Saturday, June 16, 2001

Find-me software gets nibble


Cincinnati outfit wins H-P's heart

By John J. Byczkowski
The Cincinnati Enquirer

        Newscasts used to ask, “It's 11 o'clock. Do you know where your children are?”

        A Cincinnati startup company hopes someday its product will be able to tell any parent that answer, within 10 feet.

        LDT Systems of Over-the-Rhine said Friday its location technology has been chosen as a preferred solution by Hewlett-Packard Co., which the company hopes will expose it to a range of potential customers.

        LDT's software takes advantage of global positioning system computer chips that are increasingly finding their way into small hand-held devices such as cell phones. They'll become even more pervasive under the FCC's “E911” initiative, which requires location technologies to be embedded in digital wireless telephones during this decade, to help locate people in emergencies.

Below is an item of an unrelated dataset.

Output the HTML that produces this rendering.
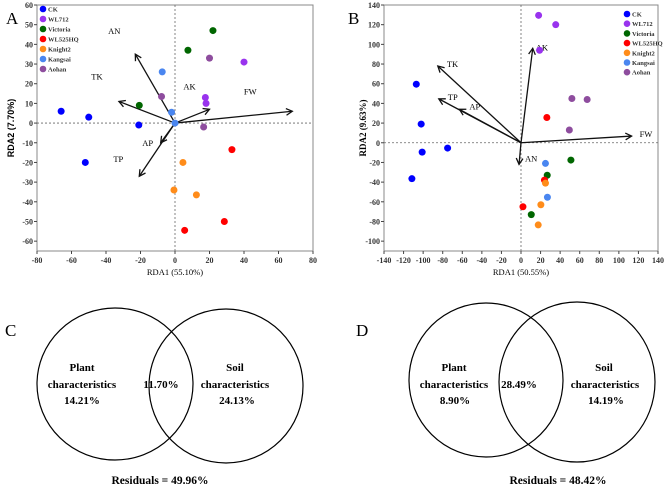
<!DOCTYPE html>
<html><head><meta charset="utf-8"><style>
body{margin:0;background:#fff}
svg{display:block;font-family:"Liberation Serif",serif}
</style></head><body>
<svg id="s" width="669" height="486" viewBox="0 0 669 486">
<text x="6" y="24" font-size="17">A</text>
<text x="348" y="24" font-size="17">B</text>
<text x="5" y="336" font-size="17">C</text>
<text x="356" y="336" font-size="17">D</text>
<g id="ga"></g>
<g id="gb"></g>
<g fill="none" stroke="#000" stroke-width="1.2">
<ellipse cx="115" cy="384" rx="78" ry="76"/>
<ellipse cx="226" cy="386" rx="77" ry="77"/>
</g>
<g font-weight="bold" font-size="11" text-anchor="middle">
<text x="82" y="371">Plant</text>
<text x="82" y="388">characteristics</text>
<text x="82" y="404">14.21%</text>
<text x="161" y="388">11.70%</text>
<text x="235" y="371">Soil</text>
<text x="235" y="388">characteristics</text>
<text x="237" y="404">24.13%</text>
<text x="160" y="484" font-size="11.5">Residuals = 49.96%</text>
</g>
<g fill="none" stroke="#000" stroke-width="1.2">
<ellipse cx="486" cy="380" rx="77" ry="77"/>
<ellipse cx="577" cy="382" rx="78" ry="80"/>
</g>
<g font-weight="bold" font-size="11" text-anchor="middle">
<text x="454" y="371">Plant</text>
<text x="454" y="388">characteristics</text>
<text x="455" y="404">8.90%</text>
<text x="519" y="388">28.49%</text>
<text x="604" y="371">Soil</text>
<text x="605" y="388">characteristics</text>
<text x="606" y="404">14.19%</text>
<text x="558" y="484" font-size="11.5">Residuals = 48.42%</text>
</g>
</svg>
<script>
const groups=["CK","WL712","Victoria","WL525HQ","Knight2","Kangsai","Aohan"];
const colors=["#0000ff","#9933ee","#006600","#ff0000","#ff8c1a","#4a86f0","#8e4d9e"];
const aX=[[-66,-50,-52,-21],[40,17.6,18],[22,7.5,-20.7],[33,28.6,5.6],[4.6,-0.6,12.4],[-7.4,-2,0],[20,-7.8,16.6]];
const aY=[[6,3,-20,-1],[31,13,10],[47,37,9],[-13.5,-50,-54.5],[-20,-34,-36.5],[26,5.5,0],[33,13.5,-2]];
const aVars=["AN","TK","AK","FW","AP","TP"];
const aVX=[-23,-32.5,20,68,-8.3,-20.7];
const aVY=[35,11,7,6,-10,-27];
const bX=[[-107,-102,-101,-75,-111.5],[18,35.5,19],[51,26.8,10.5],[26.4,24,2],[25,20.3,17.6],[25,27],[52,67.6,49.4]];
const bY=[[59.5,19,-9.5,-5.4,-36.5],[129.5,120,94],[-17.6,-33,-73],[25.7,-38,-65],[-41,-63,-83.5],[-21,-55.4],[45,44,13]];
const bVars=["AK","TK","TP","AP","FW","AN"];
const bVX=[12,-85,-84,-63,113,-2];
const bVY=[96,78,44.6,34,6.8,-22];
const aTicksX=[-80,-60,-40,-20,0,20,40,60,80];
const aTicksY=[60,50,40,30,20,10,0,-10,-20,-30,-40,-50,-60];
const bTicksX=[-140,-120,-100,-80,-60,-40,-20,0,20,40,60,80,100,120,140];
const bTicksY=[140,120,100,80,60,40,20,0,-20,-40,-60,-80,-100];
const NS="http://www.w3.org/2000/svg";
function mk(p,t,a,txt){const e=document.createElementNS(NS,t);for(const k in a)e.setAttribute(k,a[k]);if(txt!==undefined)e.textContent=txt;p.appendChild(e);return e;}
function plot(g,cfg){
 const sx=v=>cfg.x0+(v-cfg.xmin)/(cfg.xmax-cfg.xmin)*(cfg.x1-cfg.x0);
 const sy=v=>cfg.y0+(cfg.ymax-v)/(cfg.ymax-cfg.ymin)*(cfg.y1-cfg.y0);
 let r=mk(g,'rect',{x:cfg.x0,y:cfg.y0,width:cfg.x1-cfg.x0,height:cfg.y1-cfg.y0,fill:'none',stroke:'#888','stroke-width':1});
 
 
 let l=mk(g,'line',{x1:sx(0),x2:sx(0),y1:cfg.y0,y2:cfg.y1,stroke:'#666','stroke-dasharray':'2,2','stroke-width':0.8});
 
 
 l=mk(g,'line',{x1:cfg.x0,x2:cfg.x1,y1:sy(0),y2:sy(0),stroke:'#666','stroke-dasharray':'2,2','stroke-width':0.8});
 
 
 cfg.tx.forEach(v=>{mk(g,'line',{x1:sx(v),x2:sx(v),y1:cfg.y1,y2:cfg.y1+3,stroke:'#444'});
  const t=mk(g,'text',{x:sx(v),y:cfg.y1+12,'font-size':8,'text-anchor':'middle','font-weight':'bold',fill:'#333'},v);
  
  });
 cfg.ty.forEach(v=>{mk(g,'line',{x1:cfg.x0-3,x2:cfg.x0,y1:sy(v),y2:sy(v),stroke:'#444'});
  const t=mk(g,'text',{x:cfg.x0-4,y:sy(v)+3,'font-size':8,'text-anchor':'end','font-weight':'bold',fill:'#333'},v);
  
  });
 let t=mk(g,'text',{x:(cfg.x0+cfg.x1)/2,y:cfg.y1+24,'font-size':8.5,'text-anchor':'middle'},cfg.xt);
 
 
 t=mk(g,'text',{x:cfg.ytx,y:(cfg.y0+cfg.y1)/2,'font-size':9,'text-anchor':'middle','font-weight':'bold',transform:`rotate(-90 ${cfg.ytx} ${(cfg.y0+cfg.y1)/2})`,'font-family':cfg.ytf},cfg.yt);
 
 
 const ox=sx(0),oy=sy(0);
 cfg.vars.forEach((n,i)=>{const x=sx(cfg.vx[i]),y=sy(cfg.vy[i]);
  const ln=mk(g,'line',{x1:ox,y1:oy,x2:x,y2:y,stroke:'#111','stroke-width':1.3});
  
  
  const a=Math.atan2(y-oy,x-ox),h=7;
  mk(g,'polyline',{points:`${x-h*Math.cos(a-0.5)},${y-h*Math.sin(a-0.5)} ${x},${y} ${x-h*Math.cos(a+0.5)},${y-h*Math.sin(a+0.5)}`,fill:'none',stroke:'#111','stroke-width':1.3});
  const lb=mk(g,'text',{x:x+cfg.lo[i][0],y:y+cfg.lo[i][1],'font-size':8.5,'text-anchor':cfg.la},n);
  
  });
 groups.forEach((gname,i)=>{cfg.px[i].forEach((v,j)=>{
  const c=mk(g,'circle',{cx:sx(v),cy:sy(cfg.py[i][j]),r:3.5,fill:colors[i]});
  
  });
  const ly=cfg.ly+i*cfg.ld;
  const lc=mk(g,'circle',{cx:cfg.lx,cy:ly,r:3.3,fill:colors[i]});
  
  
  const lt=mk(g,'text',{x:cfg.lx+5,y:ly+2.5,'font-size':6.5,'font-weight':'bold',fill:'#333'},gname);
  
  });
}
plot(document.getElementById('ga'),{x0:37,x1:313,y0:5,y1:251,xmin:-80,xmax:80,ymin:-65,ymax:60,tx:aTicksX,ty:aTicksY,
 xt:"RDA1 (55.10%)",yt:"RDA2 (7.70%)",ytx:14,ytf:"Liberation Sans, sans-serif",vars:aVars,vx:aVX,vy:aVY,la:'middle',
 lo:[[-21,-20],[-22,-22],[-20,-20],[-42,-17],[-13,3],[-21,-14]],px:aX,py:aY,lx:43,ly:9,ld:10});
plot(document.getElementById('gb'),{x0:384,x1:658,y0:5,y1:251,xmin:-140,xmax:140,ymin:-110,ymax:140,tx:bTicksX,ty:bTicksY,
 xt:"RDA1 (50.55%)",yt:"RDA2 (9.63%)",ytx:366,ytf:"Liberation Serif, serif",vars:bVars,vx:bVX,vy:bVY,la:'start',
 lo:[[3,2],[9,1],[9,1],[10,0],[8,1],[6,-3]],px:bX,py:bY,lx:627,ly:14,ld:9.7});
</script>
</body></html>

        R. Michael Kalthoff, chief executive officer of LDT, said work on his company's technology has been going on for a year. “I think we're ready now,” he said. “We've been through a year of change — 180 degrees left, 180 degrees right.”

        LDT's software allows hand-held devices with its software to locate each other, within 3 to 11 feet. A parent with an LDT-equipped Palm Pilot, for example, could find a child carrying a cell phone or pager. LDT has filed for patents on its technology.

        The company plans to make money by licensing its technology, and with monthly service fees. Mr. Kalthoff said the company expects to announce its first customer in about two weeks.

        LDT has lived on about $600,000 in funding from angel investors, and is now trying to raise $1.5 million to fund further development.